Identify the lines that include the word "this", then copy all of them.

┌─ Provided records

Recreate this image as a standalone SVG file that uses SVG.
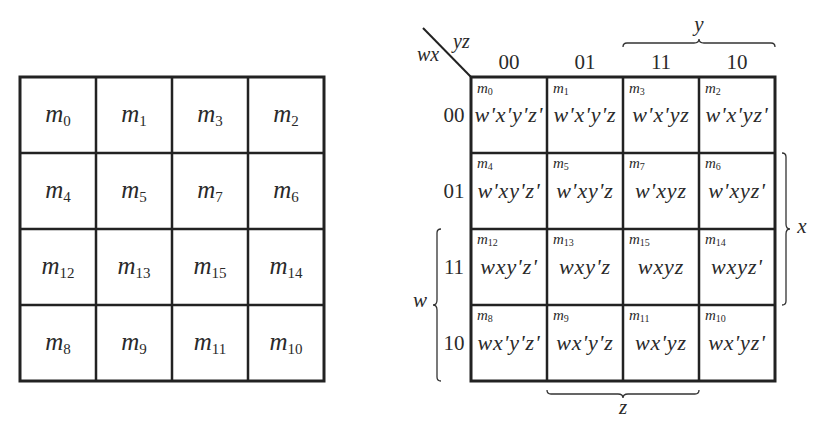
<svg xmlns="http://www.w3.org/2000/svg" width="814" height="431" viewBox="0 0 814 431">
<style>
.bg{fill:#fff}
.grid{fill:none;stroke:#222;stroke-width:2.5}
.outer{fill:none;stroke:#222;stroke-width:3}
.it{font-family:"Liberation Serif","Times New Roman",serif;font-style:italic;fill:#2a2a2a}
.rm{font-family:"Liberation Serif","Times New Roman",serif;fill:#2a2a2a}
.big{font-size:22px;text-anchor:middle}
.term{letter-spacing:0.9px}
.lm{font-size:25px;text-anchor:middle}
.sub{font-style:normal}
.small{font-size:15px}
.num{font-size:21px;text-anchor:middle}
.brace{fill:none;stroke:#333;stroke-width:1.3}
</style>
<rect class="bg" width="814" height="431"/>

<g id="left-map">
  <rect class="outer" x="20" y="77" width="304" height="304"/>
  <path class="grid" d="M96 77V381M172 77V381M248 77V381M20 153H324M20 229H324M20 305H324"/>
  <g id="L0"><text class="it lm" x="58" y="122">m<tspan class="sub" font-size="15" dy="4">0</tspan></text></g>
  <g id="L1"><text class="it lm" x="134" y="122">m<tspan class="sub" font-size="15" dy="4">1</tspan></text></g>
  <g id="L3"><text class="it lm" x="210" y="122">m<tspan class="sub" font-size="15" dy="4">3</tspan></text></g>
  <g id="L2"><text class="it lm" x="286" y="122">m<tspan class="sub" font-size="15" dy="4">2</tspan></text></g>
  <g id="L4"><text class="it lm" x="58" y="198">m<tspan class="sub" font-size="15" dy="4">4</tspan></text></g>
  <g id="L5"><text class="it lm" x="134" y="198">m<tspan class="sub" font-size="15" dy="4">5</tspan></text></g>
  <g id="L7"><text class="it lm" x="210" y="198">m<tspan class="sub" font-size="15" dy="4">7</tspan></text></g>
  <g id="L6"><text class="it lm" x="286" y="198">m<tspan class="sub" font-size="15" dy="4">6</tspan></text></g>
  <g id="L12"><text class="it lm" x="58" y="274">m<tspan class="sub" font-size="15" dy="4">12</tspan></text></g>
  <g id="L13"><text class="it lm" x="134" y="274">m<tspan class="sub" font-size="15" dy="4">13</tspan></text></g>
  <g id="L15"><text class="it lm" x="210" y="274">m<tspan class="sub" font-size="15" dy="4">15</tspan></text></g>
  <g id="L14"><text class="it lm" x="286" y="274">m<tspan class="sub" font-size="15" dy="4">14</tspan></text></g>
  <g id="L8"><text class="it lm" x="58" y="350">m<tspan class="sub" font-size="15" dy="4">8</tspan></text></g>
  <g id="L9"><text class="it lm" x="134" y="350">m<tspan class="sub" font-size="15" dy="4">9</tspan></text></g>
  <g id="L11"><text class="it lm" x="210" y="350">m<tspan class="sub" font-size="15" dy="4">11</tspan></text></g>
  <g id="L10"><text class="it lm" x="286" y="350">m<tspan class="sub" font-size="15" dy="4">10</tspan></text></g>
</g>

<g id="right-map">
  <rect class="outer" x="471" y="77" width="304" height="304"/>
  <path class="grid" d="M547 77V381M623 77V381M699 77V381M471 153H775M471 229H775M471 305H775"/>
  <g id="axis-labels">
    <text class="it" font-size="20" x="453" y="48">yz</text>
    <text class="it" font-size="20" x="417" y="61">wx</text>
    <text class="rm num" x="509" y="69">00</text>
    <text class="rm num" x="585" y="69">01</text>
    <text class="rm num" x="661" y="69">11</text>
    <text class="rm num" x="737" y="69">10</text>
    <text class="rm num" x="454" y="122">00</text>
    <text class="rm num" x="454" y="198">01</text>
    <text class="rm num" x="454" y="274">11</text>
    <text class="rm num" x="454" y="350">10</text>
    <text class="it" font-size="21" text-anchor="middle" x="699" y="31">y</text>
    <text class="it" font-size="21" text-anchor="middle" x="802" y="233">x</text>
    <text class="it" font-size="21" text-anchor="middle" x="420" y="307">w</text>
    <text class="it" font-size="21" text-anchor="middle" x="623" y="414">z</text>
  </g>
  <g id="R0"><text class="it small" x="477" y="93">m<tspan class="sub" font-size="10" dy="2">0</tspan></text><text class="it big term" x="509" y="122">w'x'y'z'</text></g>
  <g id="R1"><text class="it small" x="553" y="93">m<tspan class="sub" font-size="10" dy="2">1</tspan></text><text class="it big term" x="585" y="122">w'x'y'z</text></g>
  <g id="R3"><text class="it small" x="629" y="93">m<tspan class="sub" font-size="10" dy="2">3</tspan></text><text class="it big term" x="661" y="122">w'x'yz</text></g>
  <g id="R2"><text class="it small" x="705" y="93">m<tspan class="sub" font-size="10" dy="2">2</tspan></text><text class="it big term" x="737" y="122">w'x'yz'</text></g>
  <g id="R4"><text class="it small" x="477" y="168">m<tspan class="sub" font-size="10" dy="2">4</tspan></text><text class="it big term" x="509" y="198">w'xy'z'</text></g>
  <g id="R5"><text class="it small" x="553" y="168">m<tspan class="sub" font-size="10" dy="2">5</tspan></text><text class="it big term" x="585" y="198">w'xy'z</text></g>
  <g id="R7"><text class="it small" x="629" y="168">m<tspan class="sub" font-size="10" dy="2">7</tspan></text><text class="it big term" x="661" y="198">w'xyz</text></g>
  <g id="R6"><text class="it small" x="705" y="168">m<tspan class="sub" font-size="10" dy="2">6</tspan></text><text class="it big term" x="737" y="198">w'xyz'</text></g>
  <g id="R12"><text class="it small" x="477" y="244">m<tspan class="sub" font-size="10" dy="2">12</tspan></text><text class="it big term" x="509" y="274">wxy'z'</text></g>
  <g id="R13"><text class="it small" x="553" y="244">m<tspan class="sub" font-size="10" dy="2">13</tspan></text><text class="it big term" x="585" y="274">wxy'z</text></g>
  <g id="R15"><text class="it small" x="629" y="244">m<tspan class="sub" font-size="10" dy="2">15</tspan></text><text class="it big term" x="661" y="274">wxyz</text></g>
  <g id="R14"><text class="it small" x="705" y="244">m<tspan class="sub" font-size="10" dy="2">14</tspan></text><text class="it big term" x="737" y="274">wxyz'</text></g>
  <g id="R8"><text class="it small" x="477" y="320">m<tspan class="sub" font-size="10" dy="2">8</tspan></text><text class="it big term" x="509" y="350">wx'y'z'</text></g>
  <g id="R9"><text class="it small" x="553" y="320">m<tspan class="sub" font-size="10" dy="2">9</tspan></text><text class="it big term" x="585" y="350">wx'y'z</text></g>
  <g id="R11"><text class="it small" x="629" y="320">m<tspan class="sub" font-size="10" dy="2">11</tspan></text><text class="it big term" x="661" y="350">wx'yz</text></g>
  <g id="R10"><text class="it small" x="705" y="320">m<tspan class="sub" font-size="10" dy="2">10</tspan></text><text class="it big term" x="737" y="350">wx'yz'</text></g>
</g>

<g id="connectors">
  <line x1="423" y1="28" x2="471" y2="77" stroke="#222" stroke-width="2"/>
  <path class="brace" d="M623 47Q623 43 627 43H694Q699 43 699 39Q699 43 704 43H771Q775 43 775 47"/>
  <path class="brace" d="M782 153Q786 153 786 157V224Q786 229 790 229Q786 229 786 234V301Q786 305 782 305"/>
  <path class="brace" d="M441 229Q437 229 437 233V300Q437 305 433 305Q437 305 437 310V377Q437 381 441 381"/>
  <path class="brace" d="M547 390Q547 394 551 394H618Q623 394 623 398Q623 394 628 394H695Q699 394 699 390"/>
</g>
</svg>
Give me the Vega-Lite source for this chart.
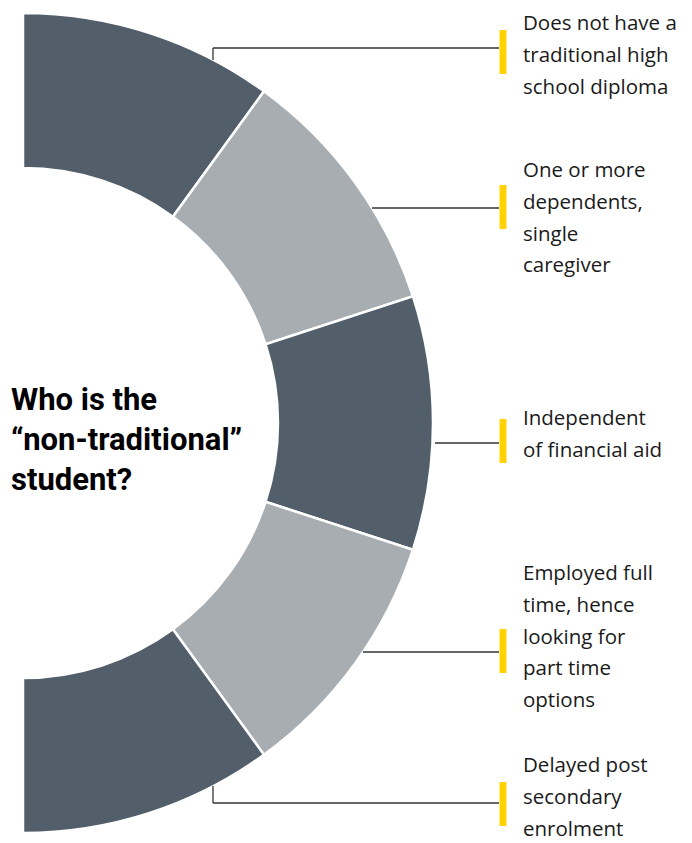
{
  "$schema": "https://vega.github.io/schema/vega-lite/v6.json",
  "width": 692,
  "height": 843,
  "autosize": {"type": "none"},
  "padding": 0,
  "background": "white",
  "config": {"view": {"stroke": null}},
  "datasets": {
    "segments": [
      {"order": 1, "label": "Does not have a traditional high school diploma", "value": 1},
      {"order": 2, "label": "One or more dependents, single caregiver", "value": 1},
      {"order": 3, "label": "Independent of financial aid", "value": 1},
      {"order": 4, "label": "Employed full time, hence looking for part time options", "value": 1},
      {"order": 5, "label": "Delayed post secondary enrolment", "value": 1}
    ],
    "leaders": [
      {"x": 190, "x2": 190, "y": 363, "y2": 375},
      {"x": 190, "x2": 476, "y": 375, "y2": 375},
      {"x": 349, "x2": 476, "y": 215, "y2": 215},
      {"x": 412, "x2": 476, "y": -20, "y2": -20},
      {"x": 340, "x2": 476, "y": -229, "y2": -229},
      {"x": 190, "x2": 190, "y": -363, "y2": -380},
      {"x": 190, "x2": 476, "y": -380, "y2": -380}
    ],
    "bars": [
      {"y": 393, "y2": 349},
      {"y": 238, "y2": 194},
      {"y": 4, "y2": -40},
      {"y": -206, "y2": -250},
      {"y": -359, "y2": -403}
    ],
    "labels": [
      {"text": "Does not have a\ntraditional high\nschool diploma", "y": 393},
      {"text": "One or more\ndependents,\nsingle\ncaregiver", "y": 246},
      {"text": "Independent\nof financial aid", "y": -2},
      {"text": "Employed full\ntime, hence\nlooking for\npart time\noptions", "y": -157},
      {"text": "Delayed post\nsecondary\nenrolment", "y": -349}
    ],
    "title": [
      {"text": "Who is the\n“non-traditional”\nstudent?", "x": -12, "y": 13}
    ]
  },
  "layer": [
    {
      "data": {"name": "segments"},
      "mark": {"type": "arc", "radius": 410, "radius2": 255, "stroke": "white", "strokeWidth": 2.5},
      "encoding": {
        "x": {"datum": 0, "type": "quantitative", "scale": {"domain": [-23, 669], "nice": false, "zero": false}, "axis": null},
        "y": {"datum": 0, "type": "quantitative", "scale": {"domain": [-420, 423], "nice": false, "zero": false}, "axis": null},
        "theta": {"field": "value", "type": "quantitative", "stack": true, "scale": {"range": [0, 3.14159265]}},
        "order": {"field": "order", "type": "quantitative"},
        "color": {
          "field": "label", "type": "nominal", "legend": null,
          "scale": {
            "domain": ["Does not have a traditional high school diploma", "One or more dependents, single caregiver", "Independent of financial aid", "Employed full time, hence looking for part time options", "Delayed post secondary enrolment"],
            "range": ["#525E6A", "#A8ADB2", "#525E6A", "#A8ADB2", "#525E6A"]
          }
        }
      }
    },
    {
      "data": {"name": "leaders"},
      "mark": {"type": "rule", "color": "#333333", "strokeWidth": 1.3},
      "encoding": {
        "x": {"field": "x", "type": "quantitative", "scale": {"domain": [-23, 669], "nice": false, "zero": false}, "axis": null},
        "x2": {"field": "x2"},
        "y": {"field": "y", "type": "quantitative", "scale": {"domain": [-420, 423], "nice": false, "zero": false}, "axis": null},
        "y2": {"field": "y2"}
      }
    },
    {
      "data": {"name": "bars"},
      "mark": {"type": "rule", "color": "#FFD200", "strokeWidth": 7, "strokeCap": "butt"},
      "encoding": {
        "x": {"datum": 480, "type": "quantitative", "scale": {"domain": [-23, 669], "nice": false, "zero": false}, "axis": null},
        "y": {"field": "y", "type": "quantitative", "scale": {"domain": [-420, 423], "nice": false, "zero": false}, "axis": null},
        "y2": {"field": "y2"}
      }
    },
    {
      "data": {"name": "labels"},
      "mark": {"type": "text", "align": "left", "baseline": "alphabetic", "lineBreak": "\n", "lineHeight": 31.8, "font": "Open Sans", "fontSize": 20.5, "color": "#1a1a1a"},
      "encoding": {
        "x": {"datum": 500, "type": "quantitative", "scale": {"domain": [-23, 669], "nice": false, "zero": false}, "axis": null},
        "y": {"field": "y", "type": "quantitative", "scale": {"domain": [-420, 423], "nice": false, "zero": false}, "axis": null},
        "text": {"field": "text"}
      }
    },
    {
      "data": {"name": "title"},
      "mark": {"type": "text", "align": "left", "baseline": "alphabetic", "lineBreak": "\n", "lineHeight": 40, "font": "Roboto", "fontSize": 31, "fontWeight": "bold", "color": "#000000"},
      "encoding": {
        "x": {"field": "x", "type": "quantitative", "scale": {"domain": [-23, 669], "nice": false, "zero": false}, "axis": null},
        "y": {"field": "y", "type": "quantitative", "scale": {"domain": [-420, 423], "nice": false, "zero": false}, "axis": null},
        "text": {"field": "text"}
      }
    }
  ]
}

└─

* Full response
Recreate this image as a standalone SVG file that uses SVG.
Give me the Vega-Lite source for this chart.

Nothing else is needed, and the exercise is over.